— Begin SOURCE EXCERPT —

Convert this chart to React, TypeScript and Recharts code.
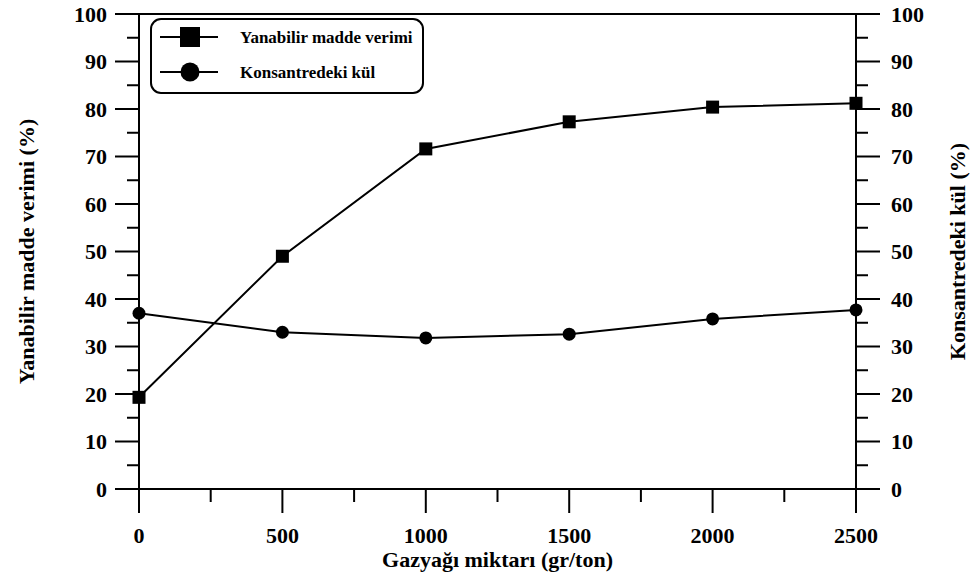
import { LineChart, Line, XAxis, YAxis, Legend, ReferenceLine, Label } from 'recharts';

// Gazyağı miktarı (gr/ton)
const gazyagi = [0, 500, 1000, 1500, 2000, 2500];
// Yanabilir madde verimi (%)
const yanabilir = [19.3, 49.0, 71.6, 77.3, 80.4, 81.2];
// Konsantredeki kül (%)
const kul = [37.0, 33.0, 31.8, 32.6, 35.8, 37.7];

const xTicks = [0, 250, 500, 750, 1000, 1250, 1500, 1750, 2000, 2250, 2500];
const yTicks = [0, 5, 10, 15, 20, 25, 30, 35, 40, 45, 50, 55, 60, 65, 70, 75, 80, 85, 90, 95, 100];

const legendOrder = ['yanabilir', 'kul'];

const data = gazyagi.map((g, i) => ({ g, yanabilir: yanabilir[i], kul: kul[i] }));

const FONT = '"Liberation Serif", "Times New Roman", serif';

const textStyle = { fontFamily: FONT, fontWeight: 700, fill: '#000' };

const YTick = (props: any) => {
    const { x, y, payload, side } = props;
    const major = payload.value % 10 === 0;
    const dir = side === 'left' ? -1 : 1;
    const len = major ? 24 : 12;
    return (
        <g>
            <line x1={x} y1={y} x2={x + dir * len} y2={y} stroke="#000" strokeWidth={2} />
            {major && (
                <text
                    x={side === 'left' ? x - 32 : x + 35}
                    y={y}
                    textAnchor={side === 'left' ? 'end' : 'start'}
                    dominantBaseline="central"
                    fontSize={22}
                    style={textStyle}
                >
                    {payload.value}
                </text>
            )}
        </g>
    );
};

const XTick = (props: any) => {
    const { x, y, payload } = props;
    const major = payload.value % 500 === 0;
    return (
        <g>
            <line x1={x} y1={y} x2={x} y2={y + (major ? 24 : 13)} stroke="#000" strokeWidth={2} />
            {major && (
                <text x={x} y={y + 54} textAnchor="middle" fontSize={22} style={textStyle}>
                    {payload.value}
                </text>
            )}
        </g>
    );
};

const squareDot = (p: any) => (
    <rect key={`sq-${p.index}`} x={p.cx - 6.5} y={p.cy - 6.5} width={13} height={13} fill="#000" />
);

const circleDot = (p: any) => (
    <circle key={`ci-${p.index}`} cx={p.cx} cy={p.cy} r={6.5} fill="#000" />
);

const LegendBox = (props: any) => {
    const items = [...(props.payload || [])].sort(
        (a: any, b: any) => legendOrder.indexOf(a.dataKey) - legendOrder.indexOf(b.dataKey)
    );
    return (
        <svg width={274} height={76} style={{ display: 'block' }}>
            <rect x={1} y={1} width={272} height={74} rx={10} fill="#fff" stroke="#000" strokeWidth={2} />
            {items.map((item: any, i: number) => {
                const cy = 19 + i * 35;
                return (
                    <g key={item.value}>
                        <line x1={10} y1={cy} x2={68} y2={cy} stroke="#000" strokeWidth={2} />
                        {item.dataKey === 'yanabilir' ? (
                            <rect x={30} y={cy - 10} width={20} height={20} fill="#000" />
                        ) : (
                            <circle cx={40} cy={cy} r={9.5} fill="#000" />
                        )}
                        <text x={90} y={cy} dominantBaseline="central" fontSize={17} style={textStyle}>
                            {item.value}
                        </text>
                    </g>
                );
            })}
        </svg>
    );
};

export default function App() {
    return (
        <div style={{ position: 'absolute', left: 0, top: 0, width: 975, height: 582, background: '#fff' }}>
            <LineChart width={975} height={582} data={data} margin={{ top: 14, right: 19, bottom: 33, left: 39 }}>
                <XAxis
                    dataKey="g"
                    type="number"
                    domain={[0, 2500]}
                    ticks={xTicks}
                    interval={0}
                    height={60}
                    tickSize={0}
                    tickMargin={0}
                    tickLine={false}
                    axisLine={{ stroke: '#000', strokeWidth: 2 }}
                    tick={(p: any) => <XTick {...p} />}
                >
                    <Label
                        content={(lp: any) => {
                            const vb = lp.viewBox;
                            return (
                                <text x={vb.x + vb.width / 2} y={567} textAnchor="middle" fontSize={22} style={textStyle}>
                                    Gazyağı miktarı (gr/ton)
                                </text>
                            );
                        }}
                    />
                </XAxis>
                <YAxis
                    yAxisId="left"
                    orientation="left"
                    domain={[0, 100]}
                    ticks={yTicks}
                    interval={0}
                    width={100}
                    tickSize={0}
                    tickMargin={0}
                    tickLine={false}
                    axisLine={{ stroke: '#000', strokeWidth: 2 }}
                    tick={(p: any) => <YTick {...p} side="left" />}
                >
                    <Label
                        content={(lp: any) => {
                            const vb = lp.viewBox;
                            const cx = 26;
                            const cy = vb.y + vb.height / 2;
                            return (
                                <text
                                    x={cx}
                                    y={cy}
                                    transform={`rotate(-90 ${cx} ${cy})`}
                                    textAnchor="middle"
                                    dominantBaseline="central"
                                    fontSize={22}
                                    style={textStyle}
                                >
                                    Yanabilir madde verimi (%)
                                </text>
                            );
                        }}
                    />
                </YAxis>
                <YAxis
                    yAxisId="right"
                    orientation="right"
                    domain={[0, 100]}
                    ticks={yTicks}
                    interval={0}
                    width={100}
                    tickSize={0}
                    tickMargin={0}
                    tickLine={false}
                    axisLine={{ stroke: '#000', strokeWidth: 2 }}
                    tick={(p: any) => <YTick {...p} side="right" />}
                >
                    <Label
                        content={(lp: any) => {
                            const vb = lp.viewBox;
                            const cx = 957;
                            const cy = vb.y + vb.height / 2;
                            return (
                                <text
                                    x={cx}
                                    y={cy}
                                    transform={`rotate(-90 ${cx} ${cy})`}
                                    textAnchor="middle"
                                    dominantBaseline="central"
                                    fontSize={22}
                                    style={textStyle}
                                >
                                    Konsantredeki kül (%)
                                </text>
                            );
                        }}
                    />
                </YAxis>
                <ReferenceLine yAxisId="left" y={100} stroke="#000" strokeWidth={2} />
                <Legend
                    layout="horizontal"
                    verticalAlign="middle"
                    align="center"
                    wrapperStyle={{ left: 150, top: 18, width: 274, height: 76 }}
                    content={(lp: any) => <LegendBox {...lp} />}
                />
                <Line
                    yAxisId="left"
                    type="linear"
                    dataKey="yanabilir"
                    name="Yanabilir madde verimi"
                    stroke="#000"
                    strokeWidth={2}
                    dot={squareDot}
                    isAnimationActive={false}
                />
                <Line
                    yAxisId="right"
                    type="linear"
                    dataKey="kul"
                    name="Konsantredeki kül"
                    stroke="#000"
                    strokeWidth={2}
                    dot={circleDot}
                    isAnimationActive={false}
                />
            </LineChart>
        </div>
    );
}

— End SOURCE EXCERPT —

**WHAT YOU HAVE TO DO**
Without any pictures, reproduce the lines from the first one in the material through the line that has "90, 95, 100];", exactly as they appear.

**REPLY**
Convert this chart to React, TypeScript and Recharts code.
import { LineChart, Line, XAxis, YAxis, Legend, ReferenceLine, Label } from 'recharts';

// Gazyağı miktarı (gr/ton)
const gazyagi = [0, 500, 1000, 1500, 2000, 2500];
// Yanabilir madde verimi (%)
const yanabilir = [19.3, 49.0, 71.6, 77.3, 80.4, 81.2];
// Konsantredeki kül (%)
const kul = [37.0, 33.0, 31.8, 32.6, 35.8, 37.7];

const xTicks = [0, 250, 500, 750, 1000, 1250, 1500, 1750, 2000, 2250, 2500];
const yTicks = [0, 5, 10, 15, 20, 25, 30, 35, 40, 45, 50, 55, 60, 65, 70, 75, 80, 85, 90, 95, 100];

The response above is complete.